COVID-19 Has Given Hope For the Future Through Decreased Air Pollution Levels: Sonali Sharma

Around 8 million people die every year due to problems associated with air pollution,

according to the World Health Organization. Air pollution is one of the leading factors in global warming as gasses in the environment continue to contribute to rising temperatures every year.

Recent events have shifted the world’s focus from global warming to other issues, including the COVID-19 pandemic. In light of this pandemic, there has been some good concerning global warming and climate change.

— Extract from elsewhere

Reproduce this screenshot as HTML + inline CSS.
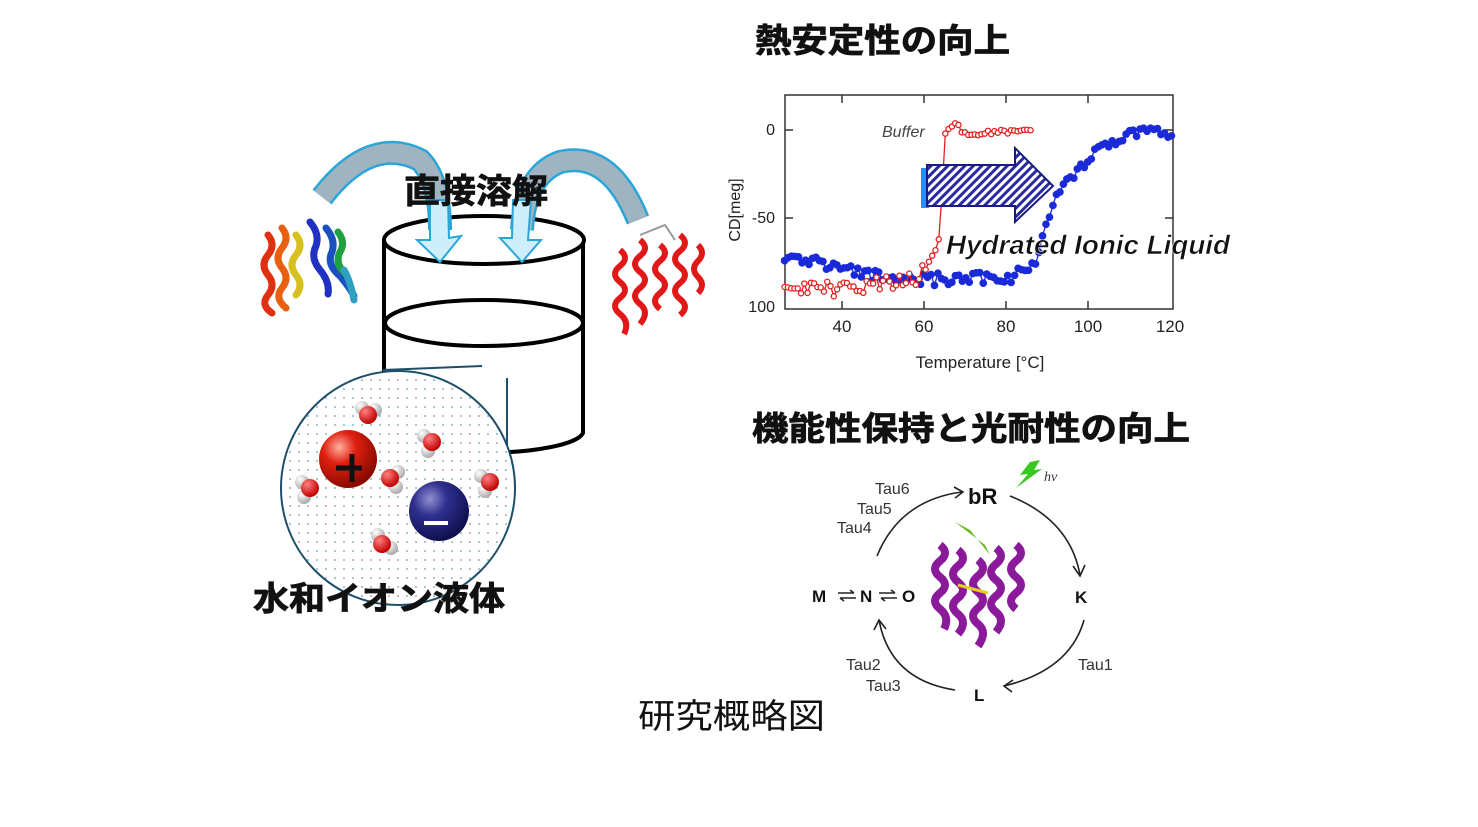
<!DOCTYPE html>
<html><head><meta charset="utf-8"><style>
html,body{margin:0;padding:0;background:#fff;}
svg{display:block;}
.jp{font-family:"Liberation Sans","Noto Sans CJK JP",sans-serif;}
</style></head><body>
<svg id="s" width="1478" height="827" viewBox="0 0 1478 827" xmlns="http://www.w3.org/2000/svg">
<defs>
<pattern id="dots" width="9" height="9" patternUnits="userSpaceOnUse"><circle cx="2" cy="2" r="1" fill="#4a7fa0"/></pattern>
<pattern id="hatch" width="6" height="6" patternUnits="userSpaceOnUse" patternTransform="rotate(45)"><rect width="6" height="6" fill="#fff"/><rect width="3" height="6" fill="#2a2aa0"/></pattern>
<radialGradient id="rg" cx="0.35" cy="0.3" r="0.7"><stop offset="0" stop-color="#ffb0a0"/><stop offset="0.4" stop-color="#e02010"/><stop offset="1" stop-color="#8a0a00"/></radialGradient>
<radialGradient id="bg" cx="0.35" cy="0.3" r="0.7"><stop offset="0" stop-color="#9090d0"/><stop offset="0.4" stop-color="#303090"/><stop offset="1" stop-color="#101050"/></radialGradient>
<radialGradient id="wr" cx="0.35" cy="0.3" r="0.7"><stop offset="0" stop-color="#ff8080"/><stop offset="1" stop-color="#c00000"/></radialGradient>
<radialGradient id="wh" cx="0.35" cy="0.3" r="0.7"><stop offset="0" stop-color="#fff"/><stop offset="1" stop-color="#aaa"/></radialGradient>
</defs>

<!-- cylinder -->
<g fill="none" stroke="#000" stroke-width="4">
<path d="M384 240 L384 433 A100 22 0 0 0 583 433 L583 240"/>
<ellipse cx="484" cy="240" rx="100" ry="24" fill="#fff"/>
<ellipse cx="484" cy="323" rx="99" ry="23"/>
</g>

<!-- curved arrows -->
<g>
<path d="M322 197 Q370 135 420 160 Q440 180 440 230" fill="none" stroke="#2aa6d8" stroke-width="24"/>
<path d="M322 197 Q370 135 420 160 Q440 180 440 230" fill="none" stroke="#9fb3c0" stroke-width="19"/>
<path d="M638 220 Q610 150 560 162 Q525 175 522 230" fill="none" stroke="#2aa6d8" stroke-width="24"/>
<path d="M638 220 Q610 150 560 162 Q525 175 522 230" fill="none" stroke="#9fb3c0" stroke-width="19"/>
<path d="M430 200 L448 200 L449 238 L461 236 L440 262 L417 240 L430 240 Z" fill="#cdeefa" stroke="#2aa6d8" stroke-width="2"/>
<path d="M513 200 L531 200 L528 240 L541 240 L522 262 L500 238 L512 238 Z" fill="#cdeefa" stroke="#2aa6d8" stroke-width="2"/>
</g>
<text x="404" y="203" class="jp" font-size="34" font-weight="bold" fill="#111" stroke="#111" stroke-width="0.8" textLength="144" lengthAdjust="spacingAndGlyphs">直接溶解</text>

<!-- left protein -->
<g fill="none" stroke-width="7" stroke-linecap="round">
<path d="M268 235 q8 10 0 20 q-8 10 0 20 q8 10 0 20 q-8 10 4 18" stroke="#e03010"/>
<path d="M282 228 q8 10 0 20 q-8 10 0 20 q8 10 0 20 q-8 10 4 20" stroke="#e86010"/>
<path d="M296 235 q8 10 0 20 q-8 10 0 20 q8 10 0 20" stroke="#d8c020"/>
<path d="M310 222 q10 12 6 24 q-6 12 4 24 q10 12 8 24" stroke="#2030c0"/>
<path d="M326 228 q10 12 6 24 q-6 12 8 24 q10 12 14 20" stroke="#1a50c0"/>
<path d="M338 232 q8 10 2 20 q-6 12 6 22" stroke="#20a040"/>
<path d="M344 270 q6 10 10 30" stroke="#30a0c0"/>
</g>
<!-- right protein -->
<g fill="none" stroke="#e01818" stroke-width="6">
<path d="M620 250 q10 8 0 16 q-10 8 0 16 q10 8 0 16 q-10 8 0 16 q10 8 4 20"/>
<path d="M640 240 q10 8 0 16 q-10 8 0 16 q10 8 0 16 q-10 8 0 16 q10 8 0 20"/>
<path d="M660 245 q10 8 0 16 q-10 8 0 16 q10 8 0 16 q-10 8 0 16"/>
<path d="M680 235 q10 8 0 16 q-10 8 0 16 q10 8 0 16 q-10 8 0 16 q10 8 0 16"/>
<path d="M698 245 q8 8 0 16 q-8 8 0 16 q8 8 0 16"/>
</g>
<path d="M640 235 l25 -10 l10 15" fill="none" stroke="#999" stroke-width="2"/>

<!-- zoom circle -->
<line x1="383" y1="370" x2="482" y2="366" stroke="#1d4f6b" stroke-width="2"/>
<line x1="507" y1="378" x2="507" y2="452" stroke="#1d4f6b" stroke-width="2"/>
<circle cx="398" cy="488" r="117" fill="#fff" stroke="#1d4f6b" stroke-width="2"/>
<circle cx="398" cy="488" r="116" fill="url(#dots)" opacity="0.6"/>
<circle cx="348" cy="459" r="29" fill="url(#rg)"/>
<path d="M336 468 h26 M352 454 v28" stroke="#111" stroke-width="5"/>
<circle cx="439" cy="511" r="30" fill="url(#bg)"/>
<path d="M424 523 h24" stroke="#fff" stroke-width="4"/>
<g>
<g transform="translate(368,412)"><circle cx="-6" cy="-4" r="7" fill="url(#wh)"/><circle cx="7" cy="-2" r="7" fill="url(#wh)"/><circle cx="0" cy="3" r="9" fill="url(#wr)"/></g>
<g transform="translate(430,442)"><circle cx="-6" cy="-6" r="7" fill="url(#wh)"/><circle cx="-2" cy="9" r="7" fill="url(#wh)"/><circle cx="2" cy="0" r="9" fill="url(#wr)"/></g>
<g transform="translate(390,478)"><circle cx="8" cy="-6" r="7" fill="url(#wh)"/><circle cx="6" cy="9" r="7" fill="url(#wh)"/><circle cx="0" cy="0" r="9" fill="url(#wr)"/></g>
<g transform="translate(308,488)"><circle cx="-6" cy="-6" r="7" fill="url(#wh)"/><circle cx="-4" cy="9" r="7" fill="url(#wh)"/><circle cx="2" cy="0" r="9" fill="url(#wr)"/></g>
<g transform="translate(487,482)"><circle cx="-6" cy="-6" r="7" fill="url(#wh)"/><circle cx="-2" cy="9" r="7" fill="url(#wh)"/><circle cx="3" cy="0" r="9" fill="url(#wr)"/></g>
<g transform="translate(382,543)"><circle cx="-4" cy="-8" r="7" fill="url(#wh)"/><circle cx="9" cy="5" r="7" fill="url(#wh)"/><circle cx="0" cy="1" r="9" fill="url(#wr)"/></g>
</g>
<text x="253" y="610" class="jp" font-size="33" font-weight="bold" fill="#111" stroke="#111" stroke-width="0.8" textLength="252" lengthAdjust="spacingAndGlyphs">水和イオン液体</text>

<!-- title right -->
<text x="755" y="52" class="jp" font-size="33" font-weight="bold" fill="#111" stroke="#111" stroke-width="0.8" textLength="255" lengthAdjust="spacingAndGlyphs">熱安定性の向上</text>

<!-- plot -->
<g>
<rect x="785" y="95" width="388" height="214" fill="none" stroke="#333" stroke-width="1.5"/>
<g stroke="#333" stroke-width="1.5">
<path d="M842 95v8M924 95v8M1006 95v8M1088 95v8M842 309v-8M924 309v-8M1006 309v-8M1088 309v-8"/>
<path d="M785 130h8M785 218h8M1173 130h-8M1173 218h-8"/>
</g>
<g font-family="Liberation Sans,sans-serif" font-size="16" fill="#222">
<text x="775" y="135" text-anchor="end">0</text>
<text x="775" y="223" text-anchor="end">-50</text>
<text x="775" y="312" text-anchor="end">100</text>
<text x="842" y="332" text-anchor="middle" font-size="17">40</text>
<text x="924" y="332" text-anchor="middle" font-size="17">60</text>
<text x="1006" y="332" text-anchor="middle" font-size="17">80</text>
<text x="1088" y="332" text-anchor="middle" font-size="17">100</text>
<text x="1170" y="332" text-anchor="middle" font-size="17">120</text>
<text x="980" y="368" text-anchor="middle" font-size="17">Temperature [°C]</text>
<text x="0" y="0" transform="translate(740,210) rotate(-90)" text-anchor="middle" font-size="16">CD[meg]</text>
<text x="882" y="137" font-style="italic" font-size="16" fill="#444">Buffer</text>
</g>
<g id="blue"></g><g id="red"></g>
<rect x="921" y="168" width="8" height="40" fill="#2a8cff"/>
<path d="M927 165 H1015 V148 L1053 186 L1015 222 V206 H927 Z" fill="url(#hatch)" stroke="#1a1a80" stroke-width="2"/>
<text x="946" y="254" font-family="Liberation Sans,sans-serif" font-size="27" font-style="italic" font-weight="bold" fill="#111" stroke="#fff" stroke-width="0.6" textLength="284" lengthAdjust="spacingAndGlyphs">Hydrated Ionic Liquid</text>
</g>

<!-- bottom right -->
<text x="752" y="440" class="jp" font-size="33" font-weight="bold" fill="#111" stroke="#111" stroke-width="0.8" textLength="438" lengthAdjust="spacingAndGlyphs">機能性保持と光耐性の向上</text>
<g font-family="Liberation Sans,sans-serif" fill="#333" font-size="16">
<text x="875" y="494">Tau6</text><text x="857" y="514">Tau5</text><text x="837" y="533">Tau4</text>
<text x="846" y="670">Tau2</text><text x="866" y="691">Tau3</text><text x="1078" y="670">Tau1</text>
</g>
<g font-family="Liberation Sans,sans-serif" font-weight="bold" fill="#111">
<text x="968" y="504" font-size="22">bR</text>
<text x="1075" y="603" font-size="17">K</text>
<text x="974" y="701" font-size="17">L</text>
<text x="812" y="602" font-size="17">M</text>
<text x="860" y="602" font-size="17">N</text>
<text x="902" y="602" font-size="17">O</text>
</g>
<text x="1044" y="481" font-family="Liberation Serif,serif" font-style="italic" font-size="14" fill="#333">hν</text>
<path d="M1030 462 L1040 460 L1034 470 L1042 469 L1016 488 L1028 474 L1020 475 Z" fill="#3ac820"/>
<g fill="none" stroke="#222" stroke-width="1.6">
<path d="M877 556 Q900 500 962 492"/><path d="M954 487 L963 492 L955 498"/>
<path d="M1010 496 Q1070 520 1080 575"/><path d="M1073 566 L1080 576 L1085 565"/>
<path d="M1084 620 Q1070 670 1004 686"/><path d="M1013 680 L1004 686 L1012 692"/>
<path d="M955 690 Q890 680 879 620"/><path d="M874 630 L879 620 L886 629"/>
<path d="M838 593 h16 M850 590 l4 3 M840 598 h16 M840 598 l4 3"/>
<path d="M879 593 h16 M891 590 l4 3 M881 598 h16 M881 598 l4 3"/>
</g>
<g fill="none" stroke="#8a1a9a" stroke-width="8">
<path d="M940 545 q10 8 0 16 q-10 8 0 16 q10 8 0 16 q-10 8 0 16 q10 8 4 20"/>
<path d="M958 550 q10 8 0 16 q-10 8 0 16 q10 8 0 16 q-10 8 0 16 q10 8 0 20"/>
<path d="M978 560 q10 8 0 16 q-10 8 0 16 q10 8 0 16 q-10 8 0 16 q10 8 0 22"/>
<path d="M996 548 q10 8 0 16 q-10 8 0 16 q10 8 0 16 q-10 8 0 16 q10 8 0 20"/>
<path d="M1016 545 q10 8 0 16 q-10 8 0 16 q10 8 0 16 q-10 8 0 16"/>
</g>
<path d="M955 522 L985 545 L990 555 L970 530 Z" fill="#6ab820"/>
<path d="M958 585 l30 8" stroke="#e0d020" stroke-width="3"/>

<text x="638" y="728" class="jp" font-size="34" fill="#111" textLength="187" lengthAdjust="spacingAndGlyphs">研究概略図</text>
</svg>
<script>
(function(){
var ns="http://www.w3.org/2000/svg";
function X(t){return 842+(t-40)*4.1;}
function Y(v){return 130-v*1.76;}
function rnd(i){var s=Math.sin(i*12.9898)*43758.5453;return s-Math.floor(s);}
function interp(k,t){for(var i=0;i<k.length-1;i++){if(t<=k[i+1][0]){var a=k[i],b=k[i+1];return a[1]+(b[1]-a[1])*(t-a[0])/(b[0]-a[0]);}}return k[k.length-1][1];}
function draw(g,pts,col,fill,r){
 var d="";pts.forEach(function(p,i){d+=(i?"L":"M")+X(p[0]).toFixed(1)+" "+Y(p[1]).toFixed(1);});
 var pa=document.createElementNS(ns,"path");pa.setAttribute("d",d);pa.setAttribute("stroke",col);pa.setAttribute("fill","none");pa.setAttribute("stroke-width","1.3");g.appendChild(pa);
 pts.forEach(function(p){var c=document.createElementNS(ns,"circle");c.setAttribute("cx",X(p[0]));c.setAttribute("cy",Y(p[1]));c.setAttribute("r",r);c.setAttribute("fill",fill);c.setAttribute("stroke",col);c.setAttribute("stroke-width","1.3");g.appendChild(c);});
}
var bk=[[26,-72],[35,-76],[45,-82],[60,-85],[80,-84],[86,-80],[89,-62],[91,-45],[94,-30],[99,-20],[103,-10],[109,-4],[113,0],[121,-2]];
var b=[];for(var t=26;t<=121;t+=0.85){var v=interp(bk,t)+(rnd(t*3)-0.5)*(t<88?7:5);if(v>1)v=1;b.push([t,v]);}
draw(document.getElementById("blue"),b,"#1a2ad8","#1a2ad8",3.2);
var rk=[[26,-91],[40,-90],[55,-86],[59,-83],[61,-76],[63,-68],[64,-58],[65,-2],[66.5,2],[68,3],[69.5,-2],[72,-2],[86,0]];
var r=[];for(var t=26;t<=86;t+=0.8){var v=interp(rk,t)+(rnd(t*7)-0.5)*(t<60?9:2.5);r.push([t,v]);}
draw(document.getElementById("red"),r,"#e02020","#fff",2.6);
})();
</script>
</body></html>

Global warming, as defined by NASA, is the” long-term heating of Earth’s climate

system observed since the pre-industrial period (between 1850 and 1900) due to human

activities, primarily fossil fuel burning, which increases heat-trapping greenhouse gas levels in Earth’s atmosphere.” The primary way humans have contributed is by increasing greenhouse gas levels. These increasing levels of air pollution have not only affected the planet, but humans as well in two ways. The World Health Organization states that around 4.2 million deaths per year are due to exposure to ambient outdoor air pollution, while 3.8 million die due to exposure to household air pollution. Both types of air pollution are manmade and contribute to rising greenhouse levels. Many countries contribute to air pollution, for example, China. However, China’s air pollution rates were down by 25% during the lockdown due to the COVID-19 pandemic. Many countries during this pandemic have shown signs of more lucid air as well, with PM2.5 concentration levels down. PM2.5 refers to particle matters with a diameter of fewer than 2.5 micrometers. These particles can be very harmful to humans, which is why the World Health Organization states that above 25 micrograms per cubic meter of PM2.5 is unsafe. This being said, China’s PM2.5 levels during their 10-week lockdown in Wuhan decreased in February and March from about 10-20 micrograms when compared to the previous year. These levels are considered unsafe, but the drastic difference of PM2.5 levels in a matter of weeks shows hope for better and cleaner air quality. Around the world, many other cities were reported to have cleaner air during this global pandemic, including Los Angeles whose PM2.5 concentration levels were down by 31% compared to the previous year, and 51% when compared to the last 4. In Seoul, there was a 54% drop in concentration levels when compared from February 26 to March 18 in 2019. The most significant difference in PM2.5 concentration levels seen during this pandemic was in India when their population of about 1.3 billion people was in lockdown. With a usual concentration level deemed to be well over unsafe, a 60% reduction was found in the capital of New Delhi as well as reports of cleaner air in other cities like Mumbai. This data was compared between March 23-April 13 of 2019 and 2020.

This pandemic has shown that there is still hope for our world. We can get our air

pollution levels down, in turn decreasing the effects of global warming. If countries took the

same initiative as used when containing this global pandemic, we could fix our climate change crisis one step at a time. Air pollution is the first step to fixing the more significant problem that we have created. If we want to continue to live on this planet, we need change. We need to make the switch from carbon emissions to green energy, which decreases greenhouse gas emissions. We need to harvest the natural power given to us– the sun, the wind, the earth. Without change, we will not survive. Change is only possible with your help, and we can get one step closer to a healthier future for Earth, our home.